### STATED PROBLEM
Report every line in the listing that contains the string "Rebuild".

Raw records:
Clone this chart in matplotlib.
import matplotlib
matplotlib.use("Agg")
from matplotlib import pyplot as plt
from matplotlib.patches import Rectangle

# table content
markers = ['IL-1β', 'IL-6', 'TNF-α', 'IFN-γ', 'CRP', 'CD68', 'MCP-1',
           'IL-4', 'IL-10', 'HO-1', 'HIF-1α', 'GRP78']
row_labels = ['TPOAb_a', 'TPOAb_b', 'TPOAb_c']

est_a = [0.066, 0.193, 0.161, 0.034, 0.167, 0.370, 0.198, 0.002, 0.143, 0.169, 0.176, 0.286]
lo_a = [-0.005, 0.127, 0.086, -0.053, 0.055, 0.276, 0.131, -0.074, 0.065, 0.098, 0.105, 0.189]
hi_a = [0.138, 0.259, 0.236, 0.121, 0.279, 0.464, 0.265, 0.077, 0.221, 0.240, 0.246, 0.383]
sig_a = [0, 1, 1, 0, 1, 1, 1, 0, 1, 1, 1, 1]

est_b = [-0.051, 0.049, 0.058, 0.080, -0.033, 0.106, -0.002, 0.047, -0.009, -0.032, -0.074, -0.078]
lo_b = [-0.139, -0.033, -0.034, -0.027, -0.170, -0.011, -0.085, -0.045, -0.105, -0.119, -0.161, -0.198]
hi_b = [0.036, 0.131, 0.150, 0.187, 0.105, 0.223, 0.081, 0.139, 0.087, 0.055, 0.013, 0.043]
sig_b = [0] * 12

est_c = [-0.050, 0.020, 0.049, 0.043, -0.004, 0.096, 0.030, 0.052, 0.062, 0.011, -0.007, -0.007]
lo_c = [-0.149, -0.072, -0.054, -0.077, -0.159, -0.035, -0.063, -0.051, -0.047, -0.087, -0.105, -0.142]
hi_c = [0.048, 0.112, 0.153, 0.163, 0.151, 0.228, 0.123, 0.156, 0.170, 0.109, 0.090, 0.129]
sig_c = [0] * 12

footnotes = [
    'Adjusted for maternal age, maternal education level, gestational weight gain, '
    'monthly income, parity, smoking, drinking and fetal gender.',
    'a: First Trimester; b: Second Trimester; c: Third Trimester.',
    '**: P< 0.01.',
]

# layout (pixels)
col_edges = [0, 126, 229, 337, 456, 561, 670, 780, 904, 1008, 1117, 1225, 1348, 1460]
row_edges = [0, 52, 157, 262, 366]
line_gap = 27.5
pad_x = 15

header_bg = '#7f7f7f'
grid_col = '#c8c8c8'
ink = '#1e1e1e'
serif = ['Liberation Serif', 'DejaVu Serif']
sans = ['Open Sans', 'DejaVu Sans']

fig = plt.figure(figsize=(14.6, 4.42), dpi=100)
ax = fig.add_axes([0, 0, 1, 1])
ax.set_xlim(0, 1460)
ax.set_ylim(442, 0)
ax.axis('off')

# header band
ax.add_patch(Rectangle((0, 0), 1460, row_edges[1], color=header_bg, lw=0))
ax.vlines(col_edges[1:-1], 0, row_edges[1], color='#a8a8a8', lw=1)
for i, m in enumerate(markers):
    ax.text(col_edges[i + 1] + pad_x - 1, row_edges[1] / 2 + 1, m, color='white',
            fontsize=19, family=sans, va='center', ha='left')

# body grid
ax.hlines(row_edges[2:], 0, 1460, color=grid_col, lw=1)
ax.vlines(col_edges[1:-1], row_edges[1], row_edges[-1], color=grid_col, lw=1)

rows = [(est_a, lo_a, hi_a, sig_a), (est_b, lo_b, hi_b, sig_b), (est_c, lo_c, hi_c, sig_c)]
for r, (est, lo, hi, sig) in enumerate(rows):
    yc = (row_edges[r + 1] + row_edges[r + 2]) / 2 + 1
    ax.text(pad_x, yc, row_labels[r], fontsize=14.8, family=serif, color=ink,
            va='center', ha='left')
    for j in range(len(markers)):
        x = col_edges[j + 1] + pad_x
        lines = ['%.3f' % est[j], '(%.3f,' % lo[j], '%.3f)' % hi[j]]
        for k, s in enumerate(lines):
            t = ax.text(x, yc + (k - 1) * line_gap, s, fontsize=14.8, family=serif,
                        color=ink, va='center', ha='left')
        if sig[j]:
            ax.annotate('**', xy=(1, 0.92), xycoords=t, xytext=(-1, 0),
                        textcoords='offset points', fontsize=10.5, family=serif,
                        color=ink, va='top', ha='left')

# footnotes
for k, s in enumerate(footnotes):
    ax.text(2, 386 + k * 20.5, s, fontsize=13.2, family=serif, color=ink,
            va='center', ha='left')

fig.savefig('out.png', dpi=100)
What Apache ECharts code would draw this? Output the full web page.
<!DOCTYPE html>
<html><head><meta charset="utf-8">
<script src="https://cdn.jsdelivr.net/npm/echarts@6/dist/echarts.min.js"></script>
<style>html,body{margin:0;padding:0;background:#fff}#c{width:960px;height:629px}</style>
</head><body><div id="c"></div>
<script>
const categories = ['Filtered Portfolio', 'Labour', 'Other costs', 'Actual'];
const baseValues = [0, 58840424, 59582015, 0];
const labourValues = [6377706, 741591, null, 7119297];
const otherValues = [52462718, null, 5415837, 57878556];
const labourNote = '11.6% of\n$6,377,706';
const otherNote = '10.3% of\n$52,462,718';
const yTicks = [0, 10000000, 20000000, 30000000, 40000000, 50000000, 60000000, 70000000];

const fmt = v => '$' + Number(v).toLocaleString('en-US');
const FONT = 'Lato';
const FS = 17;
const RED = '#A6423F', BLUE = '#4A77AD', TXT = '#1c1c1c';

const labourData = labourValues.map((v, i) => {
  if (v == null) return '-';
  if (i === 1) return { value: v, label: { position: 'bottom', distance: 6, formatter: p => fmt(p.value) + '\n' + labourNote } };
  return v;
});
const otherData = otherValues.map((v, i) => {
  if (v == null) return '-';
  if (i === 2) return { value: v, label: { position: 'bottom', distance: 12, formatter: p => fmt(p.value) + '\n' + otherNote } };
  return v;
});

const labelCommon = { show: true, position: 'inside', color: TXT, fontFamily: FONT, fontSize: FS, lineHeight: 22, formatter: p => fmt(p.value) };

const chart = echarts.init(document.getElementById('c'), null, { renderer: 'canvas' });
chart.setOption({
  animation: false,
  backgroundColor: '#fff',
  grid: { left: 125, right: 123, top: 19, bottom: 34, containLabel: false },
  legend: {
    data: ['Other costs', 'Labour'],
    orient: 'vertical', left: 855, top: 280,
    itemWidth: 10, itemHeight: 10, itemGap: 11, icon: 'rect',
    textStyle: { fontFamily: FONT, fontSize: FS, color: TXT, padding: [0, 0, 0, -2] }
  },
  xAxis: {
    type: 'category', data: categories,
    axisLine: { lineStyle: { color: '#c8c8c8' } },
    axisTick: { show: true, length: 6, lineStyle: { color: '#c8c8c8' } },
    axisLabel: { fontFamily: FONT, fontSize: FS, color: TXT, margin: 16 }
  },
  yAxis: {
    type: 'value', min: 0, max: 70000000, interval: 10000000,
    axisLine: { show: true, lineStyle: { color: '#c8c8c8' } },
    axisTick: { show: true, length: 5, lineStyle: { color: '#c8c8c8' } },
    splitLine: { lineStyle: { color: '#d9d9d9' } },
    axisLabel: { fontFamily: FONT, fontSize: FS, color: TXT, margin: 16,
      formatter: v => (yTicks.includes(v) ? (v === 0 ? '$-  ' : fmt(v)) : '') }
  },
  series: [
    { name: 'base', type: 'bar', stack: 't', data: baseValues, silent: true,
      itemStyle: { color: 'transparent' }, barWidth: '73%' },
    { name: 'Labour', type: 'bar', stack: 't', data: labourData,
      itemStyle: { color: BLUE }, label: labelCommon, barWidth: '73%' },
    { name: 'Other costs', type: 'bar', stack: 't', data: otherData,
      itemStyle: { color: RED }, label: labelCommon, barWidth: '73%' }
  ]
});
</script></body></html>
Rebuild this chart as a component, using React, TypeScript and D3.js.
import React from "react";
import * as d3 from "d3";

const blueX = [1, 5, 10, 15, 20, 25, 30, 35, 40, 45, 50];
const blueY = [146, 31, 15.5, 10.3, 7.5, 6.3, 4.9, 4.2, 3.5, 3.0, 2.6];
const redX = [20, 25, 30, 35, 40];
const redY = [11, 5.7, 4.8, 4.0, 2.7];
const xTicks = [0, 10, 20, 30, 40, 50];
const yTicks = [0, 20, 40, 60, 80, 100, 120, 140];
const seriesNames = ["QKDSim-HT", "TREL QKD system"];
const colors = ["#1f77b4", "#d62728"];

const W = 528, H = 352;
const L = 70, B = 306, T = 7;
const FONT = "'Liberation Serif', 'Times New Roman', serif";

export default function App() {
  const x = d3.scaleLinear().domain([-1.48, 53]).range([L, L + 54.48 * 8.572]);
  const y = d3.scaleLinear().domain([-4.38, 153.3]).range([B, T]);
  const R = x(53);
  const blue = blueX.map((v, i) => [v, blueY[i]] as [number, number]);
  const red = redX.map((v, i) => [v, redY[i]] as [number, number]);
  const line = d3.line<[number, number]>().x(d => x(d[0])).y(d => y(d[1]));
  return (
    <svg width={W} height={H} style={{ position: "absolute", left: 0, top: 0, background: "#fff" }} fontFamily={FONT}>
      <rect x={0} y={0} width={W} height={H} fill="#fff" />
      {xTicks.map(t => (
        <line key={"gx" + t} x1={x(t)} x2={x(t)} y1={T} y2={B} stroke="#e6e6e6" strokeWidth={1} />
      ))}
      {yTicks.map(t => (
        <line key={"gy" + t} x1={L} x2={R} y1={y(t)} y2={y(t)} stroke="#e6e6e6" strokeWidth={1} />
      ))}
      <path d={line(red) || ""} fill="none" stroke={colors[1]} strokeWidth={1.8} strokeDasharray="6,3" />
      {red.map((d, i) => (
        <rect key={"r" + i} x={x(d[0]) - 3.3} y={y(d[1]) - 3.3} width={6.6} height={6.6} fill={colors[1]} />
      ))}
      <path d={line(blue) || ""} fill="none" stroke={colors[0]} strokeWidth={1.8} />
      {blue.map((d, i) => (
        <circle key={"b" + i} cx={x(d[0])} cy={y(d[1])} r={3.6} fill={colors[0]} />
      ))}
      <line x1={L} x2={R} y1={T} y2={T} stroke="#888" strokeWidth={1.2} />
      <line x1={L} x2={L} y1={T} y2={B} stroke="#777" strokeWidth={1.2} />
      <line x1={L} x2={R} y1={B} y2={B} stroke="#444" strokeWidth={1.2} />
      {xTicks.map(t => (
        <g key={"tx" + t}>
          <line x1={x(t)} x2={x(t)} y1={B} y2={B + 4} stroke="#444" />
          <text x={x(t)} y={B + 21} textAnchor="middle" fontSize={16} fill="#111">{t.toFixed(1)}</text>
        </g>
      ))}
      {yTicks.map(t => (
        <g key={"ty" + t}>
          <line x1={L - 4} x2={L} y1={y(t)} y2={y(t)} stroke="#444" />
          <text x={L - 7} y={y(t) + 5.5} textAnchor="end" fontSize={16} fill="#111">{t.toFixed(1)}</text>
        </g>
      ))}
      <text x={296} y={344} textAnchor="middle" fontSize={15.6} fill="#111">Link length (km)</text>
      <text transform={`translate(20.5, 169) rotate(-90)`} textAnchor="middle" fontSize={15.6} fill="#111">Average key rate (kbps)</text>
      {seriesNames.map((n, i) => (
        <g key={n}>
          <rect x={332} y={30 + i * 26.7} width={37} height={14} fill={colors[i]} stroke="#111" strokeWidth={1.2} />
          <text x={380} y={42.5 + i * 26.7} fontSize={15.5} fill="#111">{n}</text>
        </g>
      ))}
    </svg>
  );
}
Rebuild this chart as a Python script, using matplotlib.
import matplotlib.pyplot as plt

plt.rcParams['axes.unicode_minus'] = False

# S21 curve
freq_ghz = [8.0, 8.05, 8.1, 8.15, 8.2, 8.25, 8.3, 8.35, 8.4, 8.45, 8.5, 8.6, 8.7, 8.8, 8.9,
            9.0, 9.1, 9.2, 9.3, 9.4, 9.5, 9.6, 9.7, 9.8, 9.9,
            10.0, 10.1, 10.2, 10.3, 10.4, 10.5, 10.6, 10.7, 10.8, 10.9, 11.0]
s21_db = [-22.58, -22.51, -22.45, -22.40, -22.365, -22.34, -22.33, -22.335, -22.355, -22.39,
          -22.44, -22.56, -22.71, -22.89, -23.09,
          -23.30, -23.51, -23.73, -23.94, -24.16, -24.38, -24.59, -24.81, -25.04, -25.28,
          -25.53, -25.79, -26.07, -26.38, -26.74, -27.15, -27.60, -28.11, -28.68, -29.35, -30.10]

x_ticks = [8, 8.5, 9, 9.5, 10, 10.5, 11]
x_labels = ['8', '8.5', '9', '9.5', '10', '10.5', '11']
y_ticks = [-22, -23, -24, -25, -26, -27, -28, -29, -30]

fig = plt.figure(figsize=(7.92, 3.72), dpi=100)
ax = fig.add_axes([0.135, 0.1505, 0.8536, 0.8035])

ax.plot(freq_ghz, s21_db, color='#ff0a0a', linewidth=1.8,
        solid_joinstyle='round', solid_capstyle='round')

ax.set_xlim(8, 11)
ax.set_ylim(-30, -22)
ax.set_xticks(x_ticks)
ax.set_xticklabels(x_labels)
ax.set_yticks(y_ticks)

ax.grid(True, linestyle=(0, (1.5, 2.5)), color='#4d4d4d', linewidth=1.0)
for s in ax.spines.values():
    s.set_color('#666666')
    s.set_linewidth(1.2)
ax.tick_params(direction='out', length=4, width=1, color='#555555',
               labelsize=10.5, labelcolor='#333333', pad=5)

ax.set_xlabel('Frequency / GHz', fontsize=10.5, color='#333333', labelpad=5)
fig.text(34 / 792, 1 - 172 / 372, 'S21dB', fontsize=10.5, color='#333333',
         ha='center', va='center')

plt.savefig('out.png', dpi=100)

### OUTPUT OF THE TASK
Rebuild this chart as a component, using React, TypeScript and D3.js.
Rebuild this chart as a Python script, using matplotlib.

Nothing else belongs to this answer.